Every Caribbean small-business owner who has supplied a hotel, a supermarket chain, or a government agency knows the wait. The invoice goes in. Sixty days pass. Ninety. Sometimes one hundred and twenty. The supplier covers wages out of personal savings, or borrows at unsecured-loan rates to bridge the gap. Cash flow, not order book, is what kills small firms in this region.

India built a fix. TReDS, the Trade Receivables Discounting System, is a regulated electronic platform where small suppliers sell unpaid invoices to financiers at a small discount and receive cash in days. By the ministry’s account, more than 7 lakh crore rupees has been unlocked through TReDS for Indian MSMEs. Central Public Sector Enterprises are now mandated to onboard. The Credit Guarantee Trust for Micro and Small Enterprises provides backing. The Government e-Marketplace integrates with TReDS so that small suppliers selling to government can finance receivables on the same platform.

There is no Caribbean TReDS. There is no CARICOM-wide invoice-discounting platform. There is no public commitment by the CARICOM Secretariat, the Caribbean Development Bank, or any individual member state to build one. The most cited regional figure is the CARICOM Secretariat’s estimate that MSMEs deliver roughly 50 percent of regional GDP and roughly 45 percent of jobs. The Secretariat does not publish a comparable estimate of how many invoice days small Caribbean firms wait for payment, or how much working capital is locked in unpaid receivables. The data is not collected because no one is solving for it.

Professional support. India trains compliance helpers. The Caribbean still expects MSMEs to hire their own.

India will fund Professional Institutions to design short modular courses for compliance helpers the government is calling “Corporate Mitras.” Their job is to provide affordable regulatory help to MSMEs that cannot pay for a full-time accountant or lawyer. The state pays to train them. The MSME pays a small fee. The compliance burden falls.

A Guyanese small-business owner this Sunday is responsible for filings with the Guyana Revenue Authority, the National Insurance Scheme, beneficial ownership registries, occupational safety, and a list of sector-specific permits that varies by activity. The Small Business Bureau, under the Ministry of Tourism, Industry and Commerce, reported on January 3, 2026 that it trained 3,234 entrepreneurs and disbursed G$280 million in loans during 2025. On March 30, 2026, 54 women received grants of G$300,000 each through the SBB Women Innovation and Investment Network. Earlier this month, SBB Chief Executive Officer Mohamed Shazim Ibrahim launched the 2026 Green Technology Fund, offering up to G$1.2 million per grant for green innovation; the deadline for submissions is May 31, 2026.

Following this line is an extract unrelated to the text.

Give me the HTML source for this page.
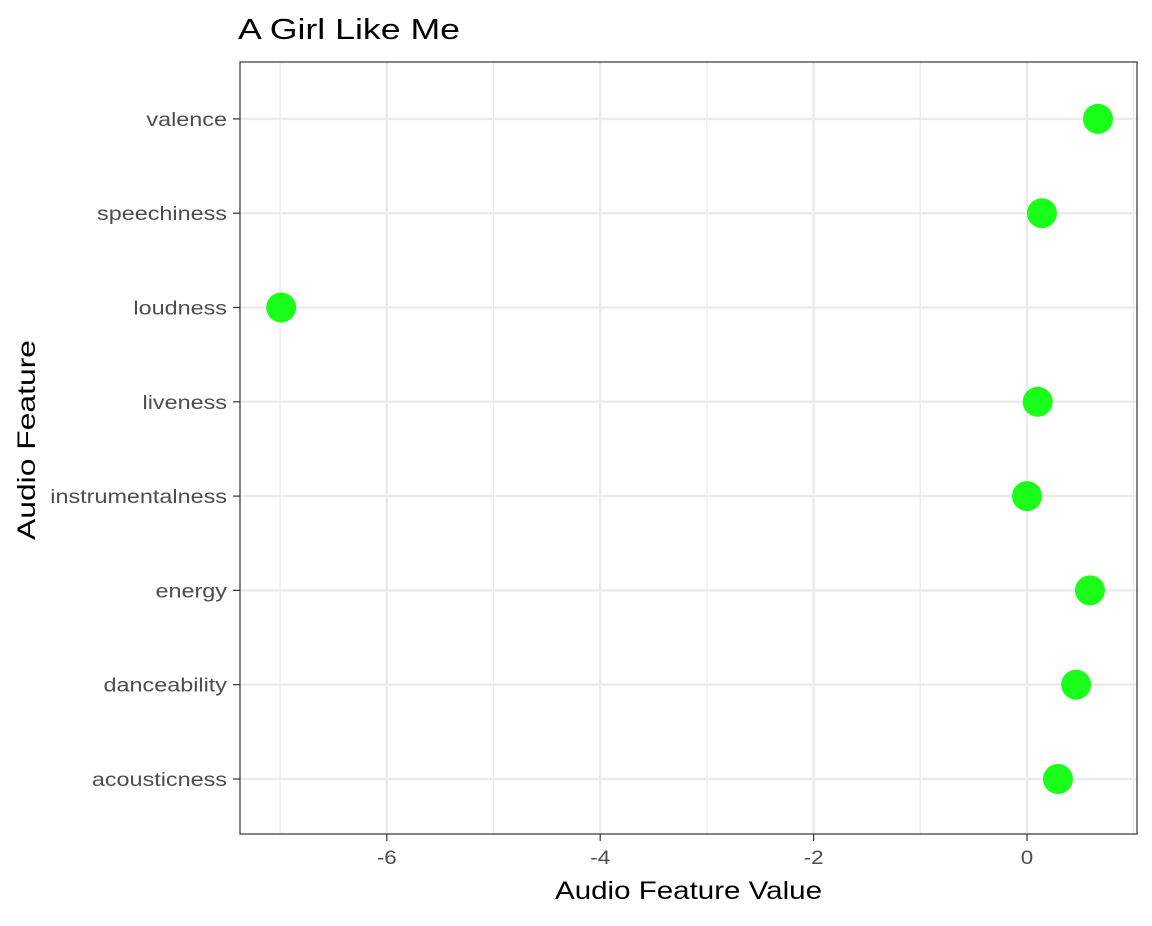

That is meaningful coverage. It is also a training-and-financing model. It is not a model that puts an affordable accountant or lawyer within reach of a market vendor in Bartica. India’s Corporate Mitras programme is. As of May 16, 2026, CARICOM has not adopted an equivalent framework; nor has GO-Invest, the Small Business Bureau, or the Ministry of Tourism, Industry and Commerce announced a similar scheme.

Two chairs, one calendar.

India holds the BRICS Chairship for all of 2026. Within four months it has convened one SME Working Group meeting, scheduled two more, and committed to host the inaugural BRICS MSME Forum. Dr. Terrance Drew, Prime Minister of St. Kitts and Nevis, has chaired CARICOM since January 1 and hands over on July 1. Six weeks remain. His tenure produced the CARICOM Industrial Policy and Strategy 2035, endorsed by Heads in February, with MSMEs named as one of twelve industrial ecosystems. The framework names the sector. It does not yet attach a number to it.

The question Small Caps will return to: what figures can the next CARICOM Chair quote on July 2 that did not exist on January 1? Five would be a start. Five is what India publishes weekly. The Industrial Policy and Strategy is the framework. The work now is filling it with figures, deadlines, and named officials. Small-business owners across the region are waiting to read them.